- Directed by: Roberto Bianchi Montero Wolfgang Schleif
- Written by: J. Joachim Bartsch
- Produced by: Wolf C. Hartwig
- Starring: Karin Baal Joachim Hansen Horst Frank
- Cinematography: Klaus von Rautenfeld
- Edited by: Herbert Taschner
- Music by: Raimund Rosenberger
- Production companies: Cinematografica Associati Rapid Film
- Distributed by: Gloria Film
- Release date: 5 October 1962;
- Running time: 86 minutes
- Countries: West Germany Italy
- Language: German

= Between Shanghai and St. Pauli =

1962 film

Between Shanghai and St. Pauli (German: Zwischen Schanghai und St. Pauli, Italian: I rinnegati di Capitan Kidd) is a 1962 West German-Italian crime adventure film directed by Roberto Bianchi Montero and Wolfgang Schleif and starring Karin Baal, Joachim Hansen and Horst Frank. It is also known by the alternative title Voyage to Danger. The film's sets were designed by the art director Hans Berthel.

== Plot ==
A violent bar fight leads to Carlos, Blacky and Jochen joining the crew of the ramshackle freighter 'Trinidad'. It turns out that the decrepit ship with its expensive cargo is about to be blown up as part of an insurance fraud devised by the unscrupulous criminal Frederic and his accomplice Diana.

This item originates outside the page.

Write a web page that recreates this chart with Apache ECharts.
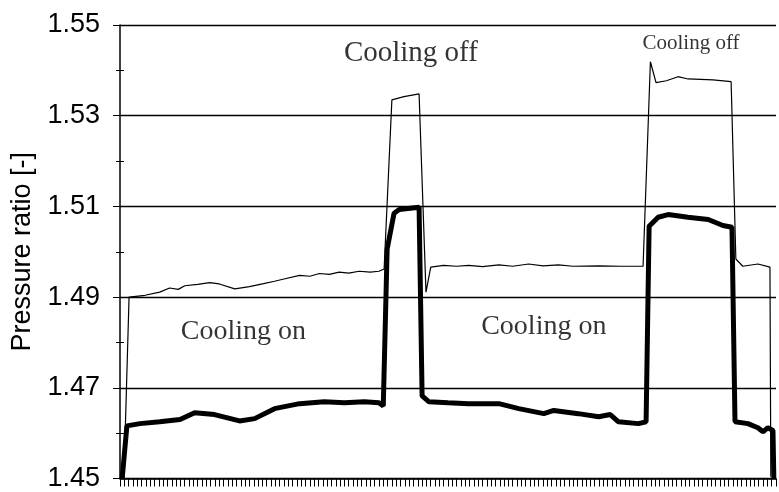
<!DOCTYPE html>
<html>
<head>
<meta charset="utf-8">
<script src="https://cdn.jsdelivr.net/npm/echarts@6/dist/echarts.min.js"></script>
<style>
  html, body { margin: 0; padding: 0; background: #fff; }
  #chart { width: 779px; height: 492px; }
</style>
</head>
<body>
<div id="chart"></div>
<script>
// time step vs pressure ratio
const yTicks = [1.45, 1.47, 1.49, 1.51, 1.53, 1.55];

const thinLine = [
  [0.9, 1.450], [2.1, 1.4900], [5.8, 1.4904], [9.2, 1.4911], [11.5, 1.4920], [13.5, 1.4917],
  [15, 1.4925], [18, 1.4928], [20.8, 1.4932], [23, 1.4929], [26.6, 1.4918], [30, 1.4923],
  [33, 1.4929], [35.8, 1.4935], [38, 1.4940], [41.6, 1.4948], [44, 1.4946], [46.2, 1.4952],
  [48.5, 1.4950], [50.8, 1.4955], [53, 1.4953], [55.4, 1.4957], [58, 1.4955], [60, 1.4957],
  [61.2, 1.4962], [63, 1.5335], [65.8, 1.5342], [69.3, 1.5348], [70.9, 1.4911], [72, 1.4966],
  [75, 1.4970], [78, 1.4968], [80.8, 1.4970], [84, 1.4967], [87.8, 1.4971], [91, 1.4968],
  [94.7, 1.4973], [98, 1.4969], [101.6, 1.4971], [105, 1.4968], [110.9, 1.4969], [116, 1.4968],
  [121.2, 1.4968], [122.9, 1.5419], [124.2, 1.5373], [126.6, 1.5377], [129.3, 1.5386],
  [131.6, 1.5381], [137.4, 1.5379], [141.6, 1.5375], [142.7, 1.4984], [144.3, 1.4968],
  [147.8, 1.4973], [150.6, 1.4966], [150.8, 1.4504]
];

const thickLine = [
  [0.5, 1.450], [1.6, 1.4616], [4.6, 1.4621], [9.2, 1.4625], [13.9, 1.4630], [17.3, 1.4645],
  [21.9, 1.4641], [27.7, 1.4627], [31.2, 1.4632], [35.8, 1.4654], [41.6, 1.4665], [47.3, 1.4669],
  [52, 1.4667], [56.6, 1.4669], [60, 1.4667], [61, 1.4660], [61.9, 1.5006], [63.5, 1.5085],
  [64.7, 1.5093], [69.3, 1.5098], [70, 1.4682], [71.6, 1.4669], [76, 1.4667], [80.8, 1.4665],
  [87.8, 1.4665], [92.4, 1.4654], [98.2, 1.4643], [100.5, 1.4650], [106.2, 1.4643],
  [110.9, 1.4636], [113.6, 1.4641], [115.5, 1.4625], [120.1, 1.4621], [121.9, 1.4625],
  [122.6, 1.5056], [124.7, 1.5076], [127, 1.5082], [131.6, 1.5076], [136.3, 1.5071],
  [139.7, 1.5058], [141.8, 1.5054], [142.5, 1.4625], [145.5, 1.4621], [147.8, 1.4612],
  [149, 1.4603], [150.1, 1.4612], [151.3, 1.4606], [151.5, 1.450]
];

const notes = [
  { text: "Cooling off", x: 67.4, y: 1.5438 },
  { text: "Cooling on", x: 28.6, y: 1.4823 },
  { text: "Cooling on", x: 98.2, y: 1.4834 },
  { text: "Cooling off", x: 132.3, y: 1.5460 }
];
const noteSizes = [29, 28, 28, 21];

const chart = echarts.init(document.getElementById("chart"), null, { renderer: "canvas" });
chart.setOption({
  backgroundColor: "#fff",
  animation: false,
  grid: { left: 120, right: 3, top: 25, bottom: 12 },
  xAxis: {
    type: "value", min: 0, max: 152, interval: 1,
    axisLine: { show: true, onZero: false, lineStyle: { color: "#000", width: 1.5 } },
    axisTick: { show: true, length: 8, lineStyle: { color: "#000", width: 1 } },
    axisLabel: { show: false },
    splitLine: { show: false }
  },
  yAxis: [
    {
      type: "value", min: yTicks[0], max: yTicks[yTicks.length - 1], interval: 0.02,
      name: "Pressure ratio [-]", nameLocation: "middle", nameGap: 84, nameRotate: 90,
      nameTextStyle: { fontFamily: "Liberation Sans", fontSize: 27, color: "#000" },
      axisLine: { show: true, lineStyle: { color: "#000", width: 1.5 } },
      axisTick: { show: true, length: 7, lineStyle: { color: "#000" } },
      minorTick: { show: true, splitNumber: 2, length: 4, lineStyle: { color: "#000" } },
      axisLabel: {
        fontFamily: "Liberation Sans", fontSize: 27, color: "#000", margin: 20,
        formatter: (v) => v.toFixed(2)
      },
      splitLine: { show: true, lineStyle: { color: "#000", width: 1.3 } }
    },
    {
      type: "value", min: 1.45, max: 1.55, interval: 0.01, position: "left",
      axisLine: { show: false },
      axisTick: { show: true, inside: true, length: 4, lineStyle: { color: "#000" } },
      axisLabel: { show: false },
      splitLine: { show: false }
    }
  ],
  series: [
    {
      type: "line", data: thinLine, showSymbol: false, smooth: false,
      lineStyle: { color: "#000", width: 1.2 }
    },
    {
      type: "line", data: thickLine, showSymbol: false, smooth: false,
      lineStyle: { color: "#000", width: 5 }
    },
    {
      type: "scatter", symbolSize: 0, silent: true,
      data: notes.map((n, i) => ({
        value: [n.x, n.y],
        label: {
          show: true, position: "inside", formatter: n.text,
          fontFamily: "Liberation Serif", fontSize: noteSizes[i], color: "#000"
        }
      }))
    }
  ]
});
</script>
</body>
</html>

Everything changes after it turns out that Vera Anden, a millionaire's daughter, is also on board. Frederic is the secretary to her father, a rich businessman, and wants to extort a high ransom. But the three protagonists take command of the ship following a wild shootout off the African coast. During a scuffle to capture Diana and Frederic, the criminal mastermind is able to detonate an explosive device attached to the ship. The freighter sinks, but the three friends and Vera Anden manage to make it ashore, where the rogue couple is taken away in handcuffs by the Moroccan police.

==Cast==
- Karin Baal as Vera
- Joachim Hansen as Jochen
- Horst Frank as Frederic
- Carlo Giustini as Carlos
- Ugo Sasso as Kapitän Brinkmann
- Luisella Boni as Diana
- Carmela Corren as Sängerin in der Bar
- Mario del Marius as Quieto
- Dorothee Parker as Diana
- Bill Ramsey as Blacky

== Bibliography ==
- Bock, Hans-Michael & Bergfelder, Tim. The Concise CineGraph. Encyclopedia of German Cinema. Berghahn Books, 2009.
- Zhou, Qingyang Freya, Shen, Qinna & Fitzpatrick, Zach Ramon. Charting Asian German Film History: Imagination, Collaboration, and Diasporic Representation. Camden House, 2025.